Praise for Morality: A Natural History
"This work expands morality beyond notions of it within traditional religious teachings; its conclusions apply to all people, and its utilitarian perspective recognizes the necessity of compromises. Here, morality is about searching for the best way to live with courage and authenticity. Traditional materials are employed in interesting ways to tease out and support the book’s ideas. Altruism is creatively examined through game theory, for example, tying it to ethical experiments such as the prisoner’s dilemma to show that self-interest sometimes results in unexpected, good choices....
A wide-ranging, organized, cohesive statement about what morality means, Morality is a thought-provoking text."
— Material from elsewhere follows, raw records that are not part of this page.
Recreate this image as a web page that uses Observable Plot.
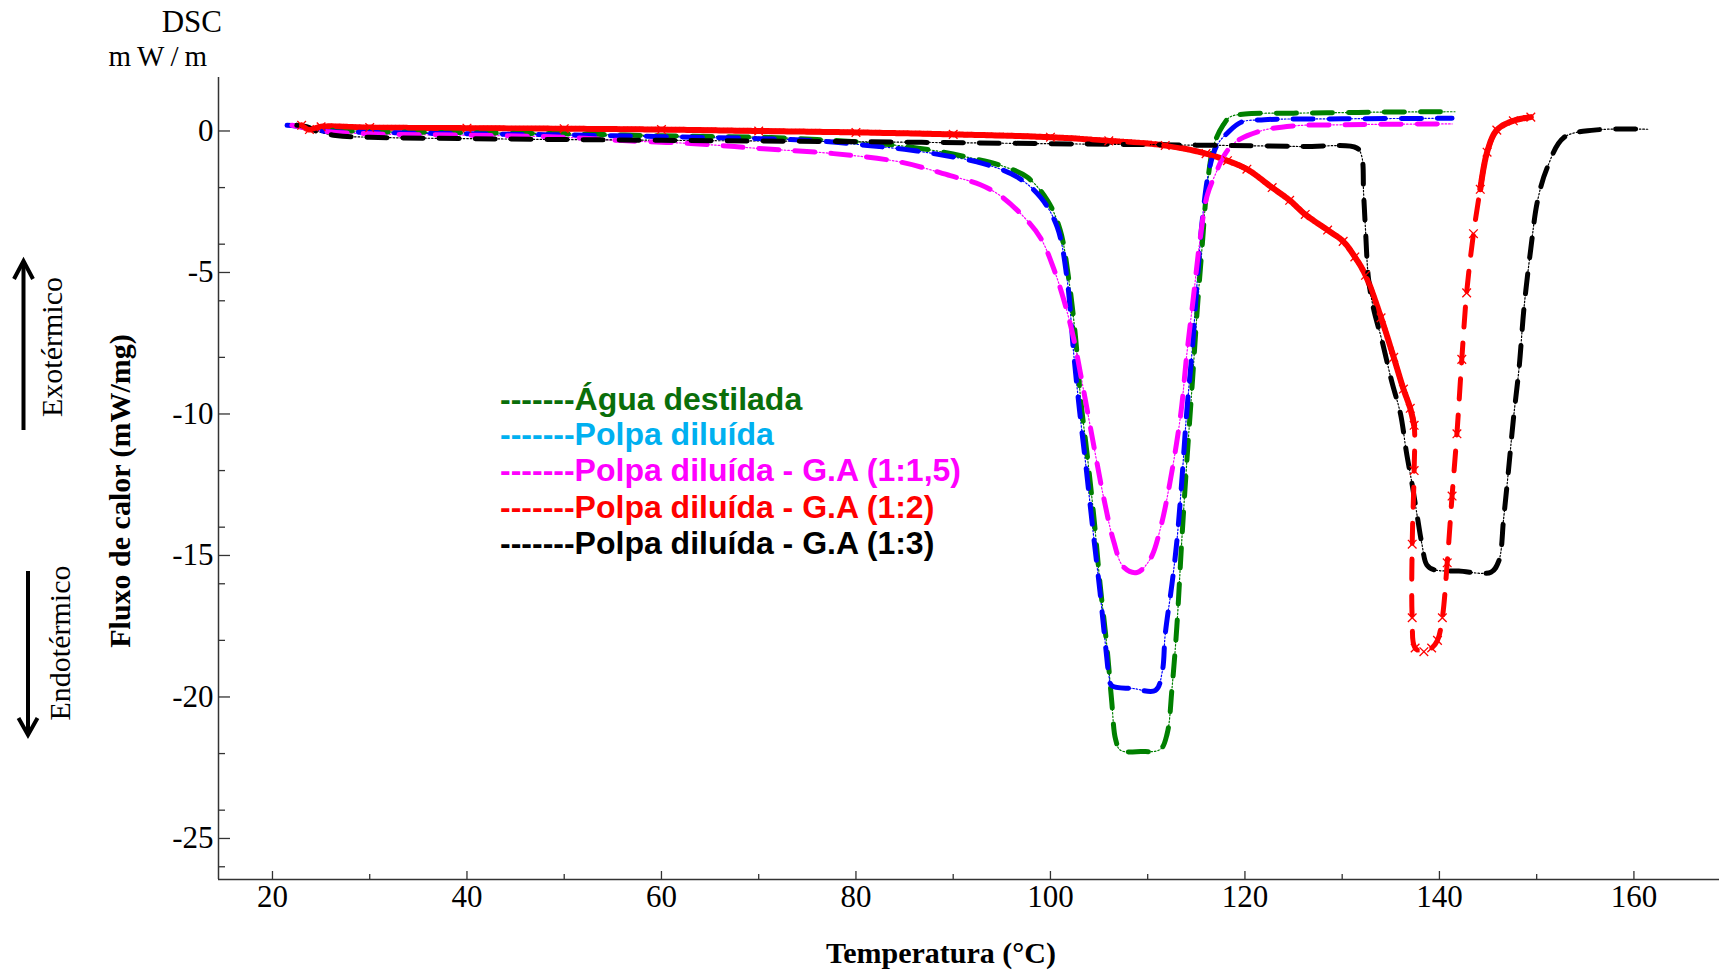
<!DOCTYPE html>
<html><head><meta charset="utf-8">
<script src="https://cdn.jsdelivr.net/npm/d3@7"></script>
<script src="https://cdn.jsdelivr.net/npm/@observablehq/plot@0.6"></script>
<style>html,body{margin:0;padding:0;background:#fff;} #chart{width:1719px;height:975px;}</style>
</head><body><div id="chart"></div>
<script>
// ---- Data ----
const seriesNames = ["Água destilada", "Polpa diluída", "Polpa diluída - G.A (1:1,5)", "Polpa diluída - G.A (1:2)", "Polpa diluída - G.A (1:3)"];
const lineColors = ["#008000", "#0000ff", "#ff00ff", "#ff0000", "#000000"];
const legendColors = ["#0a6e0a", "#00b0f0", "#ff00ff", "#ff0000", "#000000"];

const aguaT = [22.5, 23.5, 25, 30, 40, 50, 60, 70, 76, 80, 84, 88, 91.5, 94.9, 97.6, 99.7, 101.0, 101.9, 102.6, 103.1, 103.8, 104.5, 105.1, 105.8, 106.3, 106.7, 107.2, 109.3, 111.3, 112.0, 112.5, 113.0, 113.5, 114.0, 114.6, 115.1, 115.6, 116.1, 116.8, 117.8, 118.5, 120, 125, 130, 135, 141.6];
const aguaV = [0.2, 0.12, 0.05, -0.02, -0.06, -0.1, -0.17, -0.22, -0.3, -0.38, -0.5, -0.69, -0.93, -1.22, -1.63, -2.46, -3.5, -5.28, -7.36, -9.45, -11.5, -13.76, -16.0, -18.2, -20.15, -21.5, -21.88, -21.93, -21.85, -21.3, -19.7, -17.5, -14.5, -11.8, -8.85, -6.3, -4.08, -2.0, -0.5, 0.23, 0.5, 0.6, 0.63, 0.65, 0.67, 0.68];

const polpaT = [21.5, 23, 25, 30, 40, 50, 60, 70, 76, 81.2, 85, 88, 93.1, 96.6, 99.0, 100.7, 101.7, 102.4, 103.0, 103.7, 104.4, 105.1, 105.7, 106.0, 106.3, 108.5, 110.8, 111.5, 111.8, 112.5, 113.0, 113.5, 114.0, 114.6, 115.1, 115.6, 116.3, 117.1, 118.2, 119.6, 122, 130, 141.3];
const polpaV = [0.2, 0.15, 0.0, -0.05, -0.1, -0.14, -0.2, -0.27, -0.35, -0.51, -0.65, -0.8, -1.15, -1.63, -2.35, -3.4, -5.2, -7.9, -9.9, -12.0, -14.2, -16.3, -18.3, -19.2, -19.6, -19.7, -19.77, -19.1, -17.8, -16.0, -14.5, -12.4, -10.0, -7.65, -5.28, -3.2, -1.41, -0.52, -0.07, 0.31, 0.4, 0.43, 0.45];

const ga15T = [22, 23.5, 25, 30, 40, 50, 56, 63.4, 70.5, 77.7, 84.6, 89.7, 92.8, 94.9, 97.3, 99.0, 100.3, 101.4, 102.4, 103.4, 104.5, 105.5, 106.5, 107.5, 108.9, 110.3, 111.3, 112.3, 113.4, 114.0, 114.7, 115.4, 116.1, 117.0, 117.8, 119.0, 121.6, 125, 130, 141.3];
const ga15V = [0.2, 0.1, 0.0, -0.1, -0.15, -0.22, -0.34, -0.45, -0.63, -0.8, -1.1, -1.58, -1.9, -2.3, -3.05, -3.79, -4.83, -6.0, -7.36, -9.15, -11.2, -13.0, -14.5, -15.4, -15.6, -15.1, -14.05, -12.4, -10.0, -7.96, -5.88, -3.79, -2.3, -1.5, -0.9, -0.4, 0.0, 0.18, 0.22, 0.25];

const ga2T = [23, 23.8, 25, 30, 40, 50, 60, 70, 80, 90, 100, 106, 111.8, 116.0, 118.2, 120.2, 122.8, 124.6, 126.2, 128.5, 130.1, 131.3, 132.4, 134.0, 135.3, 136.3, 137.0, 137.4, 137.4, 137.2, 137.2, 137.5, 138.4, 139.2, 139.8, 140.3, 140.8, 141.3, 141.8, 142.3, 142.8, 143.5, 144.2, 144.9, 145.9, 147.6, 149.4];
const ga2V = [0.2, 0.05, 0.15, 0.12, 0.1, 0.08, 0.05, 0.0, -0.05, -0.12, -0.22, -0.35, -0.51, -0.8, -1.05, -1.35, -2.0, -2.45, -2.95, -3.5, -3.9, -4.45, -5.1, -6.6, -8.0, -9.12, -9.8, -10.4, -12.0, -14.6, -17.2, -18.27, -18.4, -18.27, -18.0, -17.2, -15.26, -12.9, -10.7, -8.07, -5.72, -3.63, -2.06, -0.75, 0.03, 0.36, 0.49];

const ga3T = [22.5, 23.5, 24.5, 26.5, 30, 43, 60, 80, 100, 115, 125.7, 131.5, 132.0, 132.2, 132.4, 132.7, 133.2, 134.1, 135.1, 136.0, 136.6, 137.2, 137.7, 138.2, 138.7, 139.4, 142, 145.3, 146.1, 146.6, 147.1, 147.6, 148.2, 148.7, 149.4, 150.1, 151.1, 152.8, 155.9, 161.5];
const ga3V = [0.2, 0.15, 0.0, -0.16, -0.22, -0.28, -0.33, -0.38, -0.45, -0.5, -0.55, -0.6, -0.88, -2.19, -3.5, -5.2, -6.24, -7.42, -8.86, -10.0, -11.34, -12.5, -13.57, -14.6, -15.33, -15.5, -15.55, -15.59, -15.2, -13.7, -12.0, -10.2, -8.34, -6.24, -4.15, -2.45, -1.28, -0.23, 0.03, 0.06];

const xMajor = [20, 40, 60, 80, 100, 120, 140, 160];
const xMinor = [30, 50, 70, 90, 110, 130, 150];
const yMajor = [0, -5, -10, -15, -20, -25];
const yMinor = [-2, -4, -6, -8, -12, -14, -16, -18, -22, -24, -26];
const xDomain = [14.45, 168.8];
const yDomain = [-26.45, 1.89];

// ---- Build table ----
const seriesT = [aguaT, polpaT, ga15T, ga2T, ga3T];
const seriesV = [aguaV, polpaV, ga15V, ga2V, ga3V];
const rows = [];
seriesNames.forEach((s, i) => seriesT[i].forEach((t, j) => rows.push({s, T: t, V: seriesV[i][j]})));
const redRows = rows.filter(d => d.s === seriesNames[3]).map(d => ({...d, dense: (d.T < 137.45 && d.V > -10.5) || d.T >= 144}));
const otherRows = rows.filter(d => d.s !== seriesNames[3]);

const W = 1719, H = 975, mL = 218, mT = 77, mR = 0, mB = 96;
const plotW = W - mL - mR, plotH = H - mT - mB;
const axisColor = "#333";
const serif = "'Liberation Serif', 'Times New Roman', serif";

const chart = Plot.plot({
  width: W, height: H,
  marginLeft: mL, marginTop: mT, marginRight: mR, marginBottom: mB,
  x: {domain: xDomain},
  y: {domain: yDomain},
  color: {domain: seriesNames, range: lineColors},
  style: {fontFamily: serif, fontSize: "31px", background: "white", color: "black", overflow: "visible"},
  marks: [
    Plot.axisX({ticks: xMajor, tickSize: 0, tickPadding: 5, tickFormat: d => String(d), label: null, fontSize: 31}),
    Plot.axisY({ticks: yMajor, tickSize: 0, tickPadding: 5, tickFormat: d => String(d), label: null, fontSize: 31}),
    Plot.ruleX([xDomain[0]], {stroke: axisColor, strokeWidth: 1.5}),
    Plot.ruleY([yDomain[0]], {stroke: axisColor, strokeWidth: 1.5}),
    Plot.tickY(yMajor, {y: d => d, insetRight: plotW - 12, stroke: axisColor, strokeWidth: 1.3}),
    Plot.tickY(yMinor, {y: d => d, insetRight: plotW - 7, stroke: axisColor, strokeWidth: 1.3}),
    Plot.tickX(xMajor, {x: d => d, insetTop: plotH - 8, stroke: axisColor, strokeWidth: 1.3}),
    Plot.tickX(xMinor, {x: d => d, insetTop: plotH - 5, stroke: axisColor, strokeWidth: 1.3}),
    // red dense band (overlapping markers in the original)
    Plot.line(redRows, {x: "T", y: d => d.dense ? d.V : NaN, stroke: lineColors[3], strokeWidth: 6, strokeDasharray: "3,1", curve: "catmull-rom"}),
    // thin dotted data trace
    Plot.line(otherRows, {x: "T", y: "V", z: "s", stroke: "s", strokeWidth: 1.2, strokeDasharray: "1.5,2", curve: "catmull-rom"}),
    // thick dashed lines
    Plot.line(otherRows, {x: "T", y: "V", z: "s", stroke: "s", strokeWidth: 5, strokeDasharray: "20,16", curve: "catmull-rom"}),
    Plot.line(redRows, {x: "T", y: "V", stroke: lineColors[3], strokeWidth: 5, strokeDasharray: "20,16", curve: "catmull-rom"}),
    Plot.dot(redRows, {x: "T", y: "V", symbol: "times", r: 4, stroke: lineColors[3], strokeWidth: 1.3})
  ]
});
document.getElementById("chart").appendChild(chart);

// ---- Annotations ----
const svg = d3.select(chart);
const g = svg.append("g").attr("font-family", serif).attr("fill", "black");
g.append("text").attr("x", 222).attr("y", 32).attr("text-anchor", "end").attr("font-size", 31).text("DSC");
g.append("text").attr("x", 213).attr("y", 66).attr("text-anchor", "end").attr("font-size", 29).attr("letter-spacing", 6).text("mW/m");
g.append("text").attr("transform", "translate(130,491) rotate(-90)").attr("text-anchor", "middle").attr("font-size", 30).attr("font-weight", "bold").text("Fluxo de calor (mW/mg)");
g.append("text").attr("x", 941).attr("y", 963).attr("text-anchor", "middle").attr("font-size", 30).attr("font-weight", "bold").text("Temperatura (°C)");
g.append("text").attr("transform", "translate(62,347) rotate(-90)").attr("text-anchor", "middle").attr("font-size", 30).text("Exotérmico");
g.append("text").attr("transform", "translate(70,643) rotate(-90)").attr("text-anchor", "middle").attr("font-size", 30).text("Endotérmico");

const arr = svg.append("g").attr("stroke", "black").attr("stroke-width", 4).attr("fill", "none");
arr.append("line").attr("x1", 23.5).attr("x2", 23.5).attr("y1", 430).attr("y2", 262);
arr.append("polyline").attr("points", "14,279 23.5,261 33,279");
arr.append("line").attr("x1", 28).attr("x2", 28).attr("y1", 571).attr("y2", 734);
arr.append("polyline").attr("points", "18.5,718 28,735 37.5,718");

const leg = svg.append("g").attr("font-family", "'Liberation Sans', Arial, sans-serif").attr("font-weight", "bold").attr("font-size", 32).attr("text-anchor", "start");
const legBase = [410, 445, 481, 518, 554];
seriesNames.forEach((s, i) => {
  leg.append("text").attr("x", 500).attr("y", legBase[i]).attr("text-anchor", "start").attr("fill", legendColors[i]).text("-------" + s);
});
</script>
</body></html>
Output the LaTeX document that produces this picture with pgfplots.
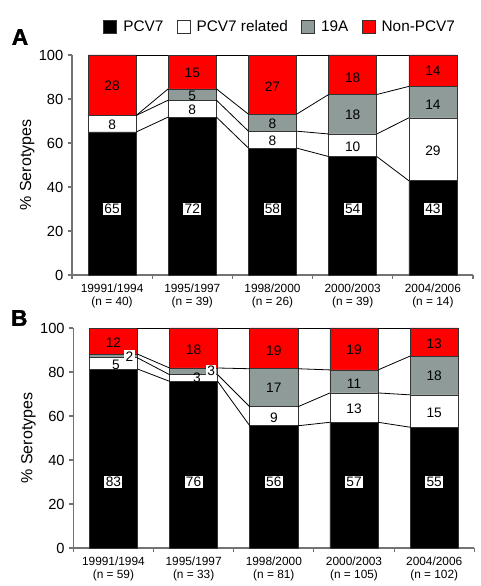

--Jeremiah Rood, 4/5-star Foreword Clarion Review
"The author explores an impressively broad swath of intellectual territory over the course of his book, as he looks at how neuroscience, anthropology, and evolutionary psychology, among other disciplines, made contributions to moral theory. [...] An accessible entry to how scientific advances brought a measure of clarity to moral discourse. Overall, Moseley’s work is lucid, sensible, and ultimately a worthwhile read [...]. A thoughtful and readable introduction to a complex subject."
"This is a fascinating and profound reflection on the natural history of the idea of morality, as seen from the perspective of twenty-first century knowledge. The author had a distinguished medical career, and now has turned to scholarship. The result is an amazing and refreshing intellectual tour of the perspectives that contemporary forms of knowledge provide on the idea and practice of morality. I have learned so much that I did not know from this account, and for that I am deeply grateful to Roger Moseley."
—Stanley N. Katz, Professor, Woodrow Wilson School, Princeton University; Director, Princeton University Center for Arts and Cultural Policy Studies; President Emeritus, American Council of Learned Societies; National Humanities Medal, 2010
"This is a deep yet comprehensive treatment of human morality as it develops in the individual, and as it may have evolved in our species. It is an evidence-based synthesis of recent research in areas as diverse as neuroscience and infant behavior. Moseley's graceful and lucid writing should make the book accessible to general readers, while appealing to those who may already have thought about the nature and origins of morality."
—Evelyn M. Witkin, Barbara McClintock Professor of Genetics, Emerita, Rutgers, the State University of New Jersey 2002 recipient of the National Medal of Science
“The concept of morality poses questions–how it evolved, how it can coexist with individual self-interest, and so on–that span many fields: philosophy, psychology, sociology, biology, game theory, and more. Each expert brings a narrow specialist focus to these questions. It takes an intelligent broad-ranging outsider to see the concept as a whole, and integrate the specialized perspectives. Roger Moseley gives us exactly that in this rigorously researched, lucidly written and highly readable book.”
—Avinash Dixit, Sherrerd University Professor of Economics, Emeritus, Princeton University
“Humans would like to think that morality is a quintessential distinction between their lives and those of other animals. So when zoologists and psychologists suggest that morality is itself a product of Darwinian natural selection, the sparks start to fly, not so much from the ideas themselves, as from the grinding of disciplinary axes. So it is refreshing to see a discussion written by someone wielding the ideas rather than the axes. Moseley presents a wise selection of ideas and supporting arguments, ranging from outright science to humanistic insights and implications. He writes with enticing clarity and persuasive logic. His main citations are works accessible to lay-folk, but he has explored the original literature where the secondary references are sketchy, and he has gotten everything in my particular field of study right.”
—Henry S. Horn, Emeritus Professor of Ecology and Evolutionary Biology, Princeton University.